**** RECORDS TO PROCESS

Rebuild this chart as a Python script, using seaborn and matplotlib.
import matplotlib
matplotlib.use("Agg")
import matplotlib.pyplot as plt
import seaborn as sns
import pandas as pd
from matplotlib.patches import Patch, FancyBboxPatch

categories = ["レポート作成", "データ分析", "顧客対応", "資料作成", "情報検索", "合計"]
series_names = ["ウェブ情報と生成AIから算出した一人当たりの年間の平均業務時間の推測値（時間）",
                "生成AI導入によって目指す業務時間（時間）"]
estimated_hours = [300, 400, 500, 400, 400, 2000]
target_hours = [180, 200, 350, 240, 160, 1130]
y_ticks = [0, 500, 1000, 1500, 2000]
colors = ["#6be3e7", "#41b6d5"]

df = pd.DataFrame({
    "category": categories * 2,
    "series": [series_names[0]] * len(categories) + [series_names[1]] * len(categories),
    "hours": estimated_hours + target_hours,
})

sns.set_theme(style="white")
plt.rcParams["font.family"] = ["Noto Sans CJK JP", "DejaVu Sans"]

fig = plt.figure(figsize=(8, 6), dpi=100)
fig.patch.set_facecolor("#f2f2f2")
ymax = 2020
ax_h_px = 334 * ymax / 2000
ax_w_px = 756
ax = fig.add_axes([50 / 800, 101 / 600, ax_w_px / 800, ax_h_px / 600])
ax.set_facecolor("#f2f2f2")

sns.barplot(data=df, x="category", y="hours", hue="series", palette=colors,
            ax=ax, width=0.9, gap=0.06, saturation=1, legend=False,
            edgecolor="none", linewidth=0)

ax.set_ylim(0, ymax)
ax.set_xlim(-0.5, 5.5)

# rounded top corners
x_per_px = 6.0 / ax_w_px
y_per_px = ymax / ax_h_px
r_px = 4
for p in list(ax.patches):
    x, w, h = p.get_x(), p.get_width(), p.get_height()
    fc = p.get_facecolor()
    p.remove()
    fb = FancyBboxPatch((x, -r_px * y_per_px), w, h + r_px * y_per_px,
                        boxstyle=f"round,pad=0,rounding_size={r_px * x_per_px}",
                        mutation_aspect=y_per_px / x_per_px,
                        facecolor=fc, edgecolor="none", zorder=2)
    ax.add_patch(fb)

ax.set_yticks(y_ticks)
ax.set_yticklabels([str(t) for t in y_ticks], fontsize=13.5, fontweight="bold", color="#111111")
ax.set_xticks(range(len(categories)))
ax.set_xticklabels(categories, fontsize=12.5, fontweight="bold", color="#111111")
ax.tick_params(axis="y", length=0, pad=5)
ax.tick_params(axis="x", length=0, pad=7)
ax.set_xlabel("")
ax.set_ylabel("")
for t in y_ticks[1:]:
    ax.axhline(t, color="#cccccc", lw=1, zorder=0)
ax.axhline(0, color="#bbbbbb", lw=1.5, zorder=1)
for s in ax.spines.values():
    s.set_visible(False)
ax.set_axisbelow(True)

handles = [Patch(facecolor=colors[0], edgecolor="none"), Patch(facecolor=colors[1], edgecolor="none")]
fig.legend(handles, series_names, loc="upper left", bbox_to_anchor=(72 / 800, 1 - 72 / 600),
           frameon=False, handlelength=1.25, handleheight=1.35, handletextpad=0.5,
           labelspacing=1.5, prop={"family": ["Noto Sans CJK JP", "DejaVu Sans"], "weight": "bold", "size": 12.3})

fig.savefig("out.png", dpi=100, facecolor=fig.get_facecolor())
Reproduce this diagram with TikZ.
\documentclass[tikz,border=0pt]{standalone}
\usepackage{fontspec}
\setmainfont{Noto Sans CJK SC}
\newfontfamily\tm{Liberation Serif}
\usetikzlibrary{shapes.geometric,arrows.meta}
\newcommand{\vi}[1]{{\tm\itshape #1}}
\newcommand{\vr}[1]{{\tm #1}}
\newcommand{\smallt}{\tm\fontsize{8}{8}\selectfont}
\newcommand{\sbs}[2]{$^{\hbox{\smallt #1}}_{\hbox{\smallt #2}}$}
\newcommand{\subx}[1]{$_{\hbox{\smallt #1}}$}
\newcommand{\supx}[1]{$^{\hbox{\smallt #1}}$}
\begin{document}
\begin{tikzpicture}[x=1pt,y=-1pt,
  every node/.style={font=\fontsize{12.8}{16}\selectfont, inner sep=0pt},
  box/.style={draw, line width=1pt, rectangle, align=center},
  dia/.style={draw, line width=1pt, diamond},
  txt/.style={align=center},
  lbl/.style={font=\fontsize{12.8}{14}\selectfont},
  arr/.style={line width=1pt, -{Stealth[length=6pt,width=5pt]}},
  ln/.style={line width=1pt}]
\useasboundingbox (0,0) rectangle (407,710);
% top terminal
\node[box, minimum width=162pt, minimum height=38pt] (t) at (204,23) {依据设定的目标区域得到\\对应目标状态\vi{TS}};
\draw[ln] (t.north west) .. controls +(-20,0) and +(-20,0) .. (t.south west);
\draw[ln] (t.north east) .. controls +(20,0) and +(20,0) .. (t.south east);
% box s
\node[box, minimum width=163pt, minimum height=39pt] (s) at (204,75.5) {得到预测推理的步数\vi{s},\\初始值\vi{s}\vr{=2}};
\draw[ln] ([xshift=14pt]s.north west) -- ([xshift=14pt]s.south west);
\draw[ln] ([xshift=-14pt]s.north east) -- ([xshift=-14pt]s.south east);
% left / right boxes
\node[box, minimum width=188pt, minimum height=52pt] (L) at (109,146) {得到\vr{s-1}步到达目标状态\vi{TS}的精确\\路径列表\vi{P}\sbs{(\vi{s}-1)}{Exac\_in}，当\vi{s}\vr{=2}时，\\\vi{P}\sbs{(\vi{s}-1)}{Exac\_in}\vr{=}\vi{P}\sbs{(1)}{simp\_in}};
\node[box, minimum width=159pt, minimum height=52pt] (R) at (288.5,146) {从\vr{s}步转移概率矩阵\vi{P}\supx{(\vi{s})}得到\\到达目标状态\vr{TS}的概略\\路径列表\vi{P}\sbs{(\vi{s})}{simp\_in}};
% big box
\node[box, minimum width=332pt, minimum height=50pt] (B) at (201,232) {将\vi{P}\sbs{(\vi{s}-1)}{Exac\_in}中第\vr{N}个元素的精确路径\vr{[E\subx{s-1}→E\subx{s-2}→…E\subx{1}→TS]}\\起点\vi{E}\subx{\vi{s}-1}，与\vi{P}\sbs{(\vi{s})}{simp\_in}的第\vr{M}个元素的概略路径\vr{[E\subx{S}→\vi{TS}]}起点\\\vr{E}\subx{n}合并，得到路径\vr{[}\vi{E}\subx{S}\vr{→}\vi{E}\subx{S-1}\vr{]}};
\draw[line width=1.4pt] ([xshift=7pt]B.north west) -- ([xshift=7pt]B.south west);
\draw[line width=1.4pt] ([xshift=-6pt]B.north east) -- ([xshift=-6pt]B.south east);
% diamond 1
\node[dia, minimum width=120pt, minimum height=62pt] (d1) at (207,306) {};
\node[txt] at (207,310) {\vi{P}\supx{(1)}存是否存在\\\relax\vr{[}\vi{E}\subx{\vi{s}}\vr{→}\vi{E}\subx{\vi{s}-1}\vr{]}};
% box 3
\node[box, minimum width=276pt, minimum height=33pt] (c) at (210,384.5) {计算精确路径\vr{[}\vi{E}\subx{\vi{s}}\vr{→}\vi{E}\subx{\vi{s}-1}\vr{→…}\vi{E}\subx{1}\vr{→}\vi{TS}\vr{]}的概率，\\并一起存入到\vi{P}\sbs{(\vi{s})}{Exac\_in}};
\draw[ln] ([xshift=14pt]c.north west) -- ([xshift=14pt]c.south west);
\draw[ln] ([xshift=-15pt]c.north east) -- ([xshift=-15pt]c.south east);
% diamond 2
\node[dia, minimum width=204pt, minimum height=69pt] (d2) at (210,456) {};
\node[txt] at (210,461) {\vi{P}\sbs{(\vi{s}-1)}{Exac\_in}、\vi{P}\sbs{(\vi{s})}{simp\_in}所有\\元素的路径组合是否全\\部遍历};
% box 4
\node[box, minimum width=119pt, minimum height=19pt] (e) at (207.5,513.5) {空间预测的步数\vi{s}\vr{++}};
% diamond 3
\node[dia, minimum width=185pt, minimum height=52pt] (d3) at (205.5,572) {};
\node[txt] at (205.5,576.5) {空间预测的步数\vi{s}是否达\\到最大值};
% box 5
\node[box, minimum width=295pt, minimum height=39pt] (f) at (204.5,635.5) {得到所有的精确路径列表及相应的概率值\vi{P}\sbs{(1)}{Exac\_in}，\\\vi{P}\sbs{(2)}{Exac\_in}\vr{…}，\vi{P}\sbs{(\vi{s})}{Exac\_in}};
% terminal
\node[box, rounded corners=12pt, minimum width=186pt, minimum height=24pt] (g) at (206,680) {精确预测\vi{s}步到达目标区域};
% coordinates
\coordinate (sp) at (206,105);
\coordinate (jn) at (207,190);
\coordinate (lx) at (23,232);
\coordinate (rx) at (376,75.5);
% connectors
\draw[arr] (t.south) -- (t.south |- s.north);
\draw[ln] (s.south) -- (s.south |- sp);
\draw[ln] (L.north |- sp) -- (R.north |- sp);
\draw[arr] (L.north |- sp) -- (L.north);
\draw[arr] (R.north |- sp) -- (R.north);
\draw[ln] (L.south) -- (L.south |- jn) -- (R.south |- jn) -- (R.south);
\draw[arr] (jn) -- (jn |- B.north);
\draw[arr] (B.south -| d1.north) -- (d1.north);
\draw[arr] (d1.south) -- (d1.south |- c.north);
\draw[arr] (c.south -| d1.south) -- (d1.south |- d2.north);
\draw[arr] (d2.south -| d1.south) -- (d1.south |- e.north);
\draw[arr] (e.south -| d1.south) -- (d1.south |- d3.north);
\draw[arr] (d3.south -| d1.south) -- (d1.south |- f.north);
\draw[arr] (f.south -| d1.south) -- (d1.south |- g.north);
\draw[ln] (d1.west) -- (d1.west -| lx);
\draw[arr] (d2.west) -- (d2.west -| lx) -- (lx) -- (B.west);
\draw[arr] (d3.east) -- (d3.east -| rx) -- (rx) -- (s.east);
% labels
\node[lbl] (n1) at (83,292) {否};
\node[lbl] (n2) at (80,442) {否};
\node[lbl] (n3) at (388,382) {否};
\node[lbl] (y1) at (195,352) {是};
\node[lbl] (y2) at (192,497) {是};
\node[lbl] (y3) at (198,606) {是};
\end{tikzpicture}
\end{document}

********

▶ TASK REQUIREMENTS
Return nothing but the lines from the first line of the listing through the line with "from matplotlib.patches import", please, keeping every one of them unchanged.

▶ ANSWER FOR THIS EXERCISE
Rebuild this chart as a Python script, using seaborn and matplotlib.
import matplotlib
matplotlib.use("Agg")
import matplotlib.pyplot as plt
import seaborn as sns
import pandas as pd
from matplotlib.patches import Patch, FancyBboxPatch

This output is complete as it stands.